Kalighat is one of a few styles of Pattachitra practised in West Bengal, and has been handed down through generations. The art form got its name from the artists who resided near the sacred temple of Goddess Kali by the ghats of the river Hooghly that flows by Kolkata.
Traditionally made as scrolls, these too, like Phad from Rajasthan in the West and Cherial from Telangana in the South, were used as a visual backdrop for telling the stories of the epics by the rural communities of the state. Each section of the scroll depicted a chapter of the story, which the wandering storytellers unrolled section by section while singing to audiences.
However, with the arrival of the East India Company, Kolkata transformed to become a busy and thriving centre for trade and commerce, attracting people from overseas and other parts of the country. It soon became a melting pot of many traditions, languages and artistic ideas. The urban migrant audience was more mobile than before, and consequently, artists had to change from creating scrolls to single pictures that focused on composition, line and colour. Over time, they eliminated background and other non-essential details and started using water-colours imported from England instead of hand-made natural pigments and paper.

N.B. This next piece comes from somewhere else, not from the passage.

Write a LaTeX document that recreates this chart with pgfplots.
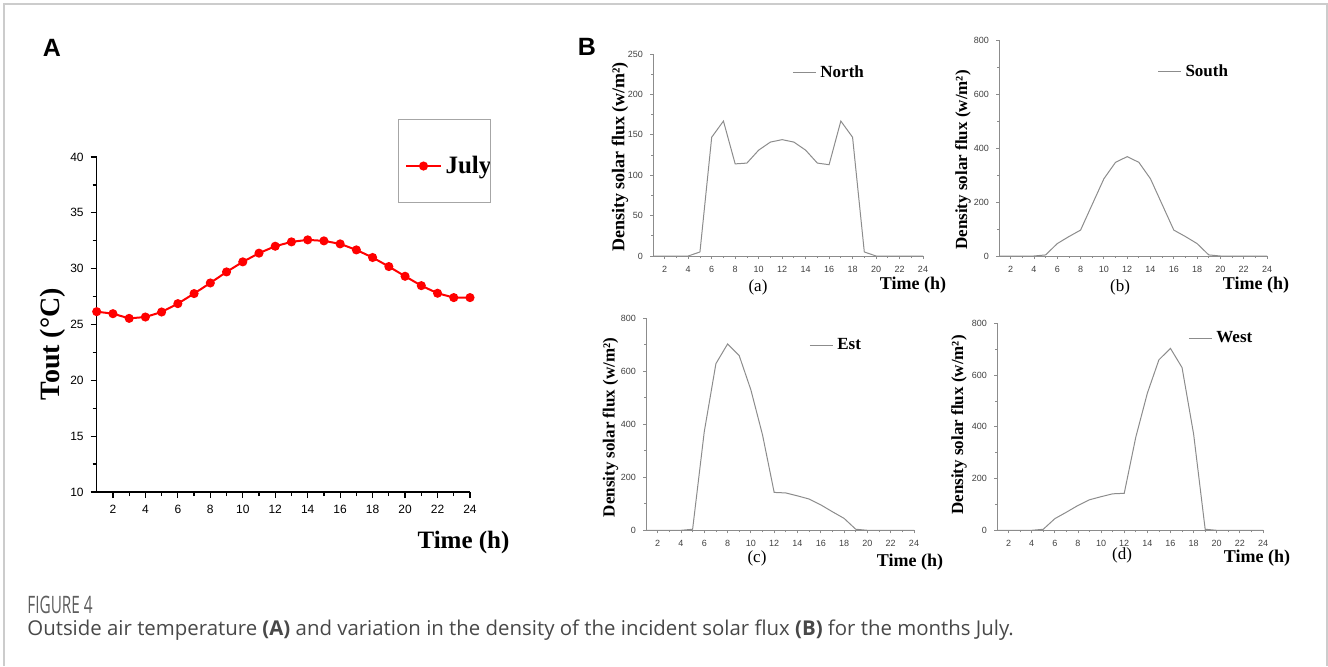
\documentclass[border=0pt]{standalone}
\usepackage{fontspec}
\setmainfont{Liberation Serif}
\newfontfamily\arial{Liberation Sans}
\newfontfamily\capfont{Open Sans}
\usepackage{graphicx}
\usepackage{pgfplots}
\usepackage{pgfplotstable}
\pgfplotsset{compat=1.18}

\definecolor{framegray}{HTML}{CCCCCC}
\definecolor{fluxgray}{HTML}{8C8C8C}
\definecolor{capgray}{HTML}{5E5E5E}
\definecolor{captext}{HTML}{484848}

% outside temperature, July
\pgfplotstableread{
h T
1 26.15
2 25.97
3 25.55
4 25.67
5 26.12
6 26.87
7 27.77
8 28.72
9 29.71
10 30.61
11 31.39
12 32.01
13 32.40
14 32.58
15 32.49
16 32.22
17 31.68
18 31.00
19 30.19
20 29.32
21 28.48
22 27.80
23 27.41
24 27.41
}\julytable

% solar flux density (w/m2) per facade
\pgfplotstableread{
h north south est west
1 0 0 0 0
2 0 0 0 0
3 0 0 0 0
4 0 0 0 0
5 5 4 4 4
6 147 46 372 45
7 167 72 629 70
8 114 96 703 96
9 115 191 659 118
10 131 286 530 130
11 141 347 360 141
12 144 368 143 143
13 141 347 141 360
14 131 286 130 530
15 115 191 118 659
16 113 96 96 703
17 167 72 70 629
18 147 46 45 372
19 5 4 4 4
20 0 0 0 0
21 0 0 0 0
22 0 0 0 0
23 0 0 0 0
24 0 0 0 0
}\fluxtable

\pgfplotsset{
  fluxaxis/.style={
    scale only axis, anchor=south west,
    axis lines*=left,
    axis line style={fluxgray, line width=0.5pt},
    xmin=1, xmax=24, ymin=0,
    xtick={2,4,...,24},
    minor x tick num=1, minor y tick num=1,
    tick align=outside,
    major tick length=1.5pt, minor tick length=1pt,
    every tick/.style={fluxgray, line width=0.4pt},
    tick label style={font=\arial\fontsize{4.5}{5}\selectfont, text=black!75},
    /pgf/number format/assume math mode=true,
    legend style={draw=none, fill=none, anchor=west, inner sep=0pt,
      font=\bfseries\fontsize{8.5}{9}\selectfont},
    legend image code/.code={\draw[##1] (0pt,0pt) -- (11.5pt,0pt);},
  },
  fluxline/.style={fluxgray, line width=0.5pt, mark=none},
}

\begin{document}
\begin{tikzpicture}
\path[use as bounding box] (0,0) rectangle (664pt,333pt);
\draw[framegray, line width=0.75pt] (2pt,0pt) -- (2pt,331pt) -- (663.5pt,331pt) -- (663.5pt,0pt);

% panel letters
\node[font=\arial\bfseries\fontsize{12.5}{14}\selectfont] at (26pt,309pt) {A};
\node[font=\arial\bfseries\fontsize{12.5}{14}\selectfont] at (293.5pt,309.5pt) {B};

% ---- A: outside temperature
\begin{axis}[
  at={(48.35pt,87pt)}, anchor=south west, scale only axis,
  width=186.65pt, height=167.5pt,
  axis lines*=left,
  axis line style={black, line width=0.75pt},
  xmin=1, xmax=24, ymin=10, ymax=40,
  xtick={2,4,...,24}, ytick={10,15,...,40},
  minor x tick num=1, minor y tick num=1,
  tick align=outside,
  major tick length=3pt, minor tick length=2pt,
  every tick/.style={black, line width=0.6pt},
  tick label style={font=\arial\fontsize{6}{7}\selectfont},
  /pgf/number format/assume math mode=true,
  legend style={at={(0.826,0.973)}, anchor=west, draw=none, fill=none,
    inner sep=0pt, font=\bfseries\fontsize{12.5}{14}\selectfont},
]
\addplot[red, line width=1pt, mark=*, mark size=1.75pt] table[x=h, y=T] {\julytable};
\legend{July}
\end{axis}
\draw[gray!70, line width=0.5pt] (199pt,232pt) rectangle (245pt,273.5pt);
\node[rotate=90, font=\bfseries\fontsize{14}{16}\selectfont] at (26.5pt,161pt) {Tout (°C)};
\node[font=\bfseries\fontsize{12.5}{14}\selectfont] at (231.75pt,62pt) {Time (h)};

% ---- B (a) North
\begin{axis}[fluxaxis, at={(326.5pt,205pt)}, width=135pt, height=101pt,
  ymax=250, ytick={0,50,...,250},
  legend style={at={(0.515,0.906)}}]
\addplot[fluxline] table[x=h, y=north] {\fluxtable};
\legend{North}
\end{axis}
\node[rotate=90, font=\bfseries\fontsize{9}{10}\selectfont] at (310pt,254.5pt) {Density solar flux (w/m²)};
\node[font=\fontsize{8.5}{10}\selectfont] at (379pt,189.5pt) {(a)};
\node[font=\bfseries\fontsize{9}{10}\selectfont] at (456.5pt,190.5pt) {Time (h)};

% ---- B (b) South
\begin{axis}[fluxaxis, at={(499.5pt,205pt)}, width=134pt, height=108pt,
  ymax=800, ytick={0,200,...,800},
  legend style={at={(0.590,0.852)}}]
\addplot[fluxline] table[x=h, y=south] {\fluxtable};
\legend{South}
\end{axis}
\node[rotate=90, font=\bfseries\fontsize{8.5}{10}\selectfont] at (481.5pt,253pt) {Density solar flux (w/m²)};
\node[font=\fontsize{8.5}{10}\selectfont] at (560pt,189.5pt) {(b)};
\node[font=\bfseries\fontsize{9}{10}\selectfont] at (628pt,190.5pt) {Time (h)};

% ---- B (c) Est
\begin{axis}[fluxaxis, at={(323pt,67.85pt)}, width=134pt, height=106pt,
  ymax=800, ytick={0,200,...,800},
  legend style={at={(0.608,0.874)}}]
\addplot[fluxline] table[x=h, y=est] {\fluxtable};
\legend{Est}
\end{axis}
\node[rotate=90, font=\bfseries\fontsize{8.5}{10}\selectfont] at (305.25pt,119.25pt) {Density solar flux (w/m²)};
\node[font=\fontsize{8.5}{10}\selectfont] at (378.5pt,54pt) {(c)};
\node[font=\bfseries\fontsize{9}{10}\selectfont] at (455pt,51.75pt) {Time (h)};

% ---- B (d) West
\begin{axis}[fluxaxis, at={(498.5pt,67.85pt)}, width=133pt, height=103.5pt,
  ymax=800, ytick={0,200,...,800},
  legend style={at={(0.718,0.929)}}]
\addplot[fluxline] table[x=h, y=west] {\fluxtable};
\legend{West}
\end{axis}
\node[rotate=90, font=\bfseries\fontsize{8.5}{10}\selectfont] at (479.5pt,120.5pt) {Density solar flux (w/m²)};
\node[font=\fontsize{8.5}{10}\selectfont] at (561pt,55.5pt) {(d)};
\node[font=\bfseries\fontsize{9}{10}\selectfont] at (628.5pt,53.75pt) {Time (h)};

% caption
\node[anchor=base west, inner sep=0pt, text=capgray, font=\capfont\fontsize{12}{13}\selectfont] at (13.5pt,26.5pt) {\scalebox{0.64}[1]{FIGURE 4}};
\node[anchor=base west, inner sep=0pt, text=captext, font=\capfont\fontsize{10.2}{11}\selectfont] at (13.5pt,15.5pt)
  {Outside air temperature \textbf{(A)} and variation in the density of the incident solar flux \textbf{(B)} for the months July.};
\end{tikzpicture}
\end{document}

These influences make it one of the few, if not the only, folk art form that observes, and comments, on secular themes and current events - and shows much less of popular stories from the religious literature of the country since the turn of the 20th century.

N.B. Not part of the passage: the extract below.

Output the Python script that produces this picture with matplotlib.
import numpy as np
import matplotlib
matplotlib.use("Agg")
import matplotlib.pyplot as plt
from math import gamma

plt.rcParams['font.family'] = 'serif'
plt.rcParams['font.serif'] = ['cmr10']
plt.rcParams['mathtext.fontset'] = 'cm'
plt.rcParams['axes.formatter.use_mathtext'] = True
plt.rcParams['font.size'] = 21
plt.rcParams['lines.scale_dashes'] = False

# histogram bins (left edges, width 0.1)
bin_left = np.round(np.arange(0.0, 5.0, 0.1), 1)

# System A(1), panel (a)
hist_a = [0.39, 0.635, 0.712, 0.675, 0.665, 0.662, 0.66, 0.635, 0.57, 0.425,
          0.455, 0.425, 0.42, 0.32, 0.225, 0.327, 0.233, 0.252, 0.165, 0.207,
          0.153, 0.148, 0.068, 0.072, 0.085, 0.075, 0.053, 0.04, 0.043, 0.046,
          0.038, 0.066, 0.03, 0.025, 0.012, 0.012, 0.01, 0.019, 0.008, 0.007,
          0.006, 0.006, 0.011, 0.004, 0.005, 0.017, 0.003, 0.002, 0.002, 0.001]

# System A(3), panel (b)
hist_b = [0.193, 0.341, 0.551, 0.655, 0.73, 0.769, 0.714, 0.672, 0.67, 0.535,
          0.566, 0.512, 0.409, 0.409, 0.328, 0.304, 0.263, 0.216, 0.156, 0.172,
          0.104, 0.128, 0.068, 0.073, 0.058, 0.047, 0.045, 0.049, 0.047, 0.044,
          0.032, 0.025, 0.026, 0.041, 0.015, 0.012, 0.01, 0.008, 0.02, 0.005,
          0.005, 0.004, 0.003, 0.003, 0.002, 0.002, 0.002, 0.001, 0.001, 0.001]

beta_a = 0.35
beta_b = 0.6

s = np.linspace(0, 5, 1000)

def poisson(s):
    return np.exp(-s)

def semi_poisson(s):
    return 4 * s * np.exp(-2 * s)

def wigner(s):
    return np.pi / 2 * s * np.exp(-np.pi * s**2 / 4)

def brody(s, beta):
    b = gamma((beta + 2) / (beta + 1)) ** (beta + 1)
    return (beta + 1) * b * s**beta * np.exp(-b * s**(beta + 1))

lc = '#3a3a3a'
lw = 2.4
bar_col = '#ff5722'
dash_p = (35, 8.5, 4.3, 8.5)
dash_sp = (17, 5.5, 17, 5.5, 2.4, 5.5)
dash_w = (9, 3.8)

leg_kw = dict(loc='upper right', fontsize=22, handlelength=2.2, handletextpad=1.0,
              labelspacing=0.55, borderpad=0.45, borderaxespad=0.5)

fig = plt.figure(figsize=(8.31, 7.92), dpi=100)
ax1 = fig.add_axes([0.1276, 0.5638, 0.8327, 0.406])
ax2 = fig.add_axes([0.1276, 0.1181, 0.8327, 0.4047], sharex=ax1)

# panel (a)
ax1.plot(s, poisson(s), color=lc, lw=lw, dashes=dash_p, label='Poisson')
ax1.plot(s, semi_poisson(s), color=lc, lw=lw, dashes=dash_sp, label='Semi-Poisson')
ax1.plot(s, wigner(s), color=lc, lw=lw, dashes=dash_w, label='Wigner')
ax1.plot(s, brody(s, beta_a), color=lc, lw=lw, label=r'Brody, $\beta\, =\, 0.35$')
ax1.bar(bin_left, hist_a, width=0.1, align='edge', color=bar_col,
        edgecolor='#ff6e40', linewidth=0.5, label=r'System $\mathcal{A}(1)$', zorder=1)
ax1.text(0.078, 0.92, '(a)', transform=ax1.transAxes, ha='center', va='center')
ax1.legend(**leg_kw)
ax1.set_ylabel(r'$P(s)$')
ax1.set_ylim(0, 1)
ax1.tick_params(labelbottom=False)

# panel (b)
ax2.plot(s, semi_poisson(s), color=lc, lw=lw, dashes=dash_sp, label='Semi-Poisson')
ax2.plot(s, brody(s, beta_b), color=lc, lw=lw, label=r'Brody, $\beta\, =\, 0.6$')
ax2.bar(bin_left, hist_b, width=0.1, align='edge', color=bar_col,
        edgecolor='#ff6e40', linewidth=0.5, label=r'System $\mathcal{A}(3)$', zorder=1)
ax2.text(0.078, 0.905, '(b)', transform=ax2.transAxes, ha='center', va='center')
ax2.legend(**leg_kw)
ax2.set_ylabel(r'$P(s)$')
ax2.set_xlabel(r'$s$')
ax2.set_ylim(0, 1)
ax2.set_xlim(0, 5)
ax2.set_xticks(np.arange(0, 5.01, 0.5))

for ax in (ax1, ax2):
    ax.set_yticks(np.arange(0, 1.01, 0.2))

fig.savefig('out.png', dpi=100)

It is interesting that the Kalighat patua’s, or artists, do not affiliate themselves with any religion, use both Hindu and Islamic first names and observe festivals and customs of both religions! Long may this wise approach to life last …
According to some commentators, the Victoria and Albert Museum in London, UK, holds the largest collection of Kalighat paintings in the world. We hope you enjoy our artists’ commentary on life as much as we do.